I have two such essays tonight. A friend pointed one out to me: it's the clause in the British Magna Carta, which protects English commons, common lands, the rights of the power-less to use and to enjoy the land and its products. This was rescinded after hundreds of years by a Tory gov't in 1971; it was once the underlying basis for public parks and natural resources in the US, which the Trump regime is quietly and determinedly selling off. If he could, he'd sell off the Internet to his donors too.



https://www.nakedcapitalism.com/2017/11/youve-never-heard-charter-important-magna-carta.html

The other explains clearly what is at stake when Mueller indicts Paul Manafort, Richard Gates and a more minor functionary, George Papadopoulus cooperates with Mueller in order to get a lighter sentence.

https://www.truthdig.com/articles/panic-trumpland-clinton-camp-wary/

In the same spirit, I also recommend a book of poetry: Nasty Women Poets: An Unapologetic Anthology of Subversive Verse edited by Grace Bauer and Julie Kane.



The introduction:

"If you have gone so far as to open this book after reading its title, we suspect you may, like us, have that moment from the final presidential debate etched in your memory. Candidate Hillary Clinton was discussing Social Security when the opposing candidate (whosename we shall not utter here) interrupted her yet again, tooking straight into the camera as he snarled, "Such a nasty woman!"  While those old adages about people living in glass houses or pots calling kettles black may haveentered your mind --like us, like many women and men  -- have felt an immediate sense of outrage, because you knew in your bones that in the candidate's mind, the epithet applied not just to his opponent on the stage, but to any woman who had the audacity to stand up to him, contradict him, call him out in any way. Any woman who was not subservient, who refused to act like a pussy waiting to be grabbed, a model wife, or a Playboy bunny ready to serve,. You may have taken it personally, or maybe your thought of your friends, mothers, daughters, wives, partners, sisters. Even if not a Hillary fan, you may have felt like a line had been crossed. So you were not surprised when the phrase quickly became a meme, as a Twitter hash tag, a T-shirt women wore with defiant pride, commonly recognized shorthand for a critique of the sexism the insult embodied. The phrase stuck in our heads (as well as our craws).  ..."


Here is just one:

WOMEN

after Dorianne Laux’s “Men”

It’s tough being a woman, feeling you’re an object to be bought,

an elusive quarry, something to be chased and caught,
when you know you’re more than that.
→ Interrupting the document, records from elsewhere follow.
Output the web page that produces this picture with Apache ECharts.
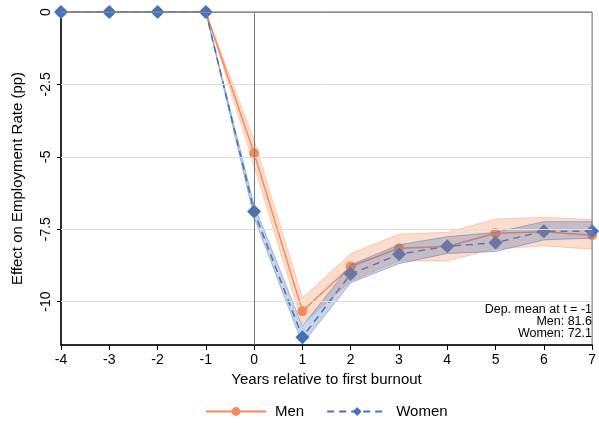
<!DOCTYPE html>
<html>
<head>
<meta charset="utf-8">
<script src="https://cdn.jsdelivr.net/npm/echarts@6/dist/echarts.min.js"></script>
<style>
html,body{margin:0;padding:0;background:#fff;}
#main{width:599px;height:423px;}
</style>
</head>
<body>
<div id="main"></div>
<script>
// years relative to first burnout
var years = [-4, -3, -2, -1, 0, 1, 2, 3, 4, 5, 6, 7];
// point estimates and 95% bands (pp)
var menEst   = [0, 0, 0, 0, -4.88, -10.33, -8.79, -8.16, -8.10, -7.64, -7.59, -7.71];
var menLo    = [0, 0, 0, 0, -5.32, -10.78, -9.29, -8.60, -8.60, -8.18, -8.08, -8.19];
var menHi    = [0, 0, 0, 0, -4.42, -9.87, -8.34, -7.67, -7.61, -7.15, -7.09, -7.17];
var womenEst = [0, 0, 0, 0, -6.89, -11.23, -9.05, -8.37, -8.09, -7.97, -7.57, -7.57];
var womenLo  = [0, 0, 0, 0, -7.10, -11.46, -9.35, -8.69, -8.34, -8.27, -7.87, -7.81];
var womenHi  = [0, 0, 0, 0, -6.68, -10.85, -8.73, -8.04, -7.76, -7.61, -7.24, -7.24];
var yTicks = [0, -2.5, -5, -7.5, -10];
var noteLines = ['Dep. mean at t = -1', 'Men: 81.6', 'Women: 72.1'];

var ORANGE = '#F68B5A';
var BLUE = '#4672BA';
var FONT = 'Liberation Sans, Arial, sans-serif';

function pairs(vals){
	return years.map(function(y, i){ return [y, vals[i]]; });
}

// confidence band as one polygon, drawn through the axes
function bandSeries(name, lo, hi, edge, fill){
	return {
		name: name, type: 'custom', silent: true, clip: false, z: 3,
		data: [[years[0], lo[0]]],
		renderItem: function(params, api){
			var upper = years.map(function(y, i){ return api.coord([y, hi[i]]); });
			var lower = years.map(function(y, i){ return api.coord([y, lo[i]]); }).reverse();
			return {
				type: 'polygon',
				shape: {points: upper.concat(lower)},
				style: {fill: fill, stroke: edge, lineWidth: 1}
			};
		}
	};
}

var chart = echarts.init(document.getElementById('main'));

var series = [];
series.push({
	name: 'refLines', type: 'line', data: [], silent: true, z: 1,
	markLine: {
		silent: true, symbol: 'none', label: {show: false},
		data: [
			{yAxis: -2.5, lineStyle: {color: '#dddddd', width: 1, type: 'solid'}},
			{yAxis: -5, lineStyle: {color: '#dddddd', width: 1, type: 'solid'}},
			{yAxis: -7.5, lineStyle: {color: '#dddddd', width: 1, type: 'solid'}},
			{yAxis: -10, lineStyle: {color: '#dddddd', width: 1, type: 'solid'}},
			{yAxis: 0, lineStyle: {color: '#888888', width: 1, type: 'solid'}},
			{xAxis: 0, lineStyle: {color: '#777777', width: 1, type: 'solid'}}
		]
	}
});
series.push({
	name: 'Men', type: 'line', data: pairs(menEst), clip: false, z: 2,
	symbol: 'circle', symbolSize: 10,
	itemStyle: {color: ORANGE},
	lineStyle: {color: ORANGE, width: 1.5}
});
series.push({
	name: 'Women', type: 'line', data: pairs(womenEst), clip: false, z: 2,
	symbol: 'diamond', symbolSize: 14,
	itemStyle: {color: BLUE},
	lineStyle: {color: BLUE, width: 1.5, type: [7, 5]}
});
series.push(bandSeries('menBand', menLo, menHi, 'rgba(246,139,90,0.35)', 'rgba(246,139,90,0.3)'));
series.push(bandSeries('womenBand', womenLo, womenHi, 'rgba(70,114,186,0.45)', 'rgba(70,114,186,0.3)'));

var option = {
	animation: false,
	textStyle: {fontFamily: FONT},
	grid: {left: 61, right: 4, top: 12, bottom: 78, show: true, borderColor: '#666', borderWidth: 1},
	xAxis: {
		type: 'value', min: -4, max: 7, interval: 1,
		name: 'Years relative to first burnout', nameLocation: 'middle', nameGap: 26,
		nameTextStyle: {fontSize: 15, color: '#000', fontFamily: FONT},
		axisLine: {onZero: false, lineStyle: {color: '#000', width: 1.5}},
		axisTick: {show: true, length: 5, lineStyle: {color: '#000'}},
		axisLabel: {fontSize: 14, color: '#000', margin: 8, fontFamily: FONT},
		splitLine: {show: false}
	},
	yAxis: {
		type: 'value', min: -11.5, max: 0,
		name: 'Effect on Employment Rate (pp)', nameLocation: 'middle', nameGap: 36,
		nameTextStyle: {fontSize: 15, color: '#000', fontFamily: FONT},
		axisLine: {show: true, onZero: false, lineStyle: {color: '#000', width: 1.5}},
		axisTick: {show: true, length: 4, lineStyle: {color: '#000'}, customValues: yTicks},
		axisLabel: {fontSize: 14, color: '#000', rotate: 90, margin: 8, fontFamily: FONT, customValues: yTicks},
		splitLine: {show: false}
	},
	legend: {
		data: ['Men', 'Women'], left: 205, top: 404, padding: 0,
		itemWidth: 60, itemHeight: 11, itemGap: 22,
		textStyle: {fontSize: 15, color: '#000', fontFamily: FONT, padding: [0, 0, 0, 4]}
	},
	graphic: [{
		type: 'text', x: 592, y: 304,
		style: {
			text: noteLines.join('\n'), align: 'right', textAlign: 'right', fill: '#000',
			font: '12.5px ' + FONT, lineHeight: 11.7
		}
	}],
	series: series
};
chart.setOption(option);
</script>
</body>
</html>
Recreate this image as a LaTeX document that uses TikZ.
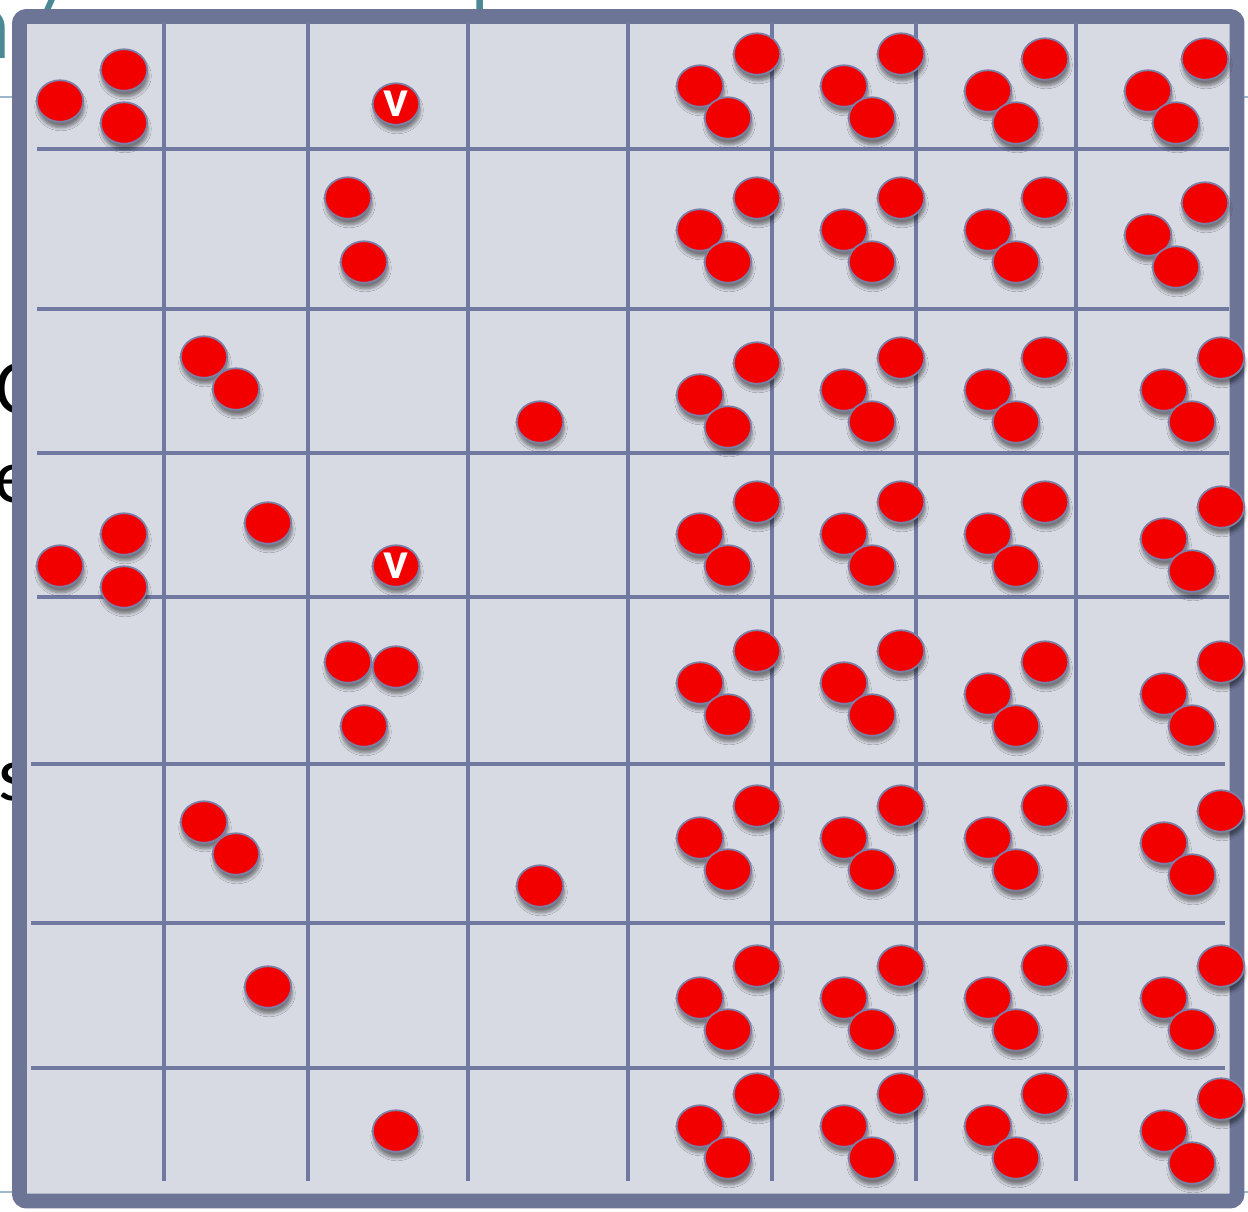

So pull me a draught,
Charlie, give me something dark and frothy. Wars have been fought
for less—I came in wondering what a girl’s got
to do to get herself noticed? I mean, I’m so hot,
I could melt neon. You want my number? Well, jot
it down, big boy. I won’t call you. I have a karaoke slot
at nine p.m.; I’m thinking a Madonna medley will do. Lots
of water under this dam. I want to be a player, not a mascot.
I want something bathed in dark chocolate, with a nougat
center. I want a lobster in my steaming pot,
champagne on ice, and two chairs by a wrought
iron table on a terrace in France. Whoever sought
the fountain of youth can forget it. The lies the movies taught?
They’re a crock, a foolish dream, a vicious plot.
Life isn’t fair, you’ve got to play your cards, no matter what.
I could have been Dean of Women, a cover girl. An exot-
ic dancer at a go-go bar. Or married to a guy with a yacht.
But I’m not. So pour me another shot of Jack, O Great Zot.

-- Barbara Crooker, from Rattle #51, Spring 2016


By Alice Neel, said to be of Isabel Bishop

I wish this marvelous anthology had been otherwise entitled -- though admit the title signals this is a retort to Trump and all those who voted for him and those who did not vote for Hillary. I know from experience too many women do not yet identify with one another, or refuse to recognize how they are vilified by how they are represented, talked about and treated. I feel that when those of us who do identify and are willing to see how we are treated take over these vile terms for ourselves, we do not succeed in reversing or de-clawing their meaning. Nonetheless these 323 pages contain direct, powerful protest and satirical poetry by women.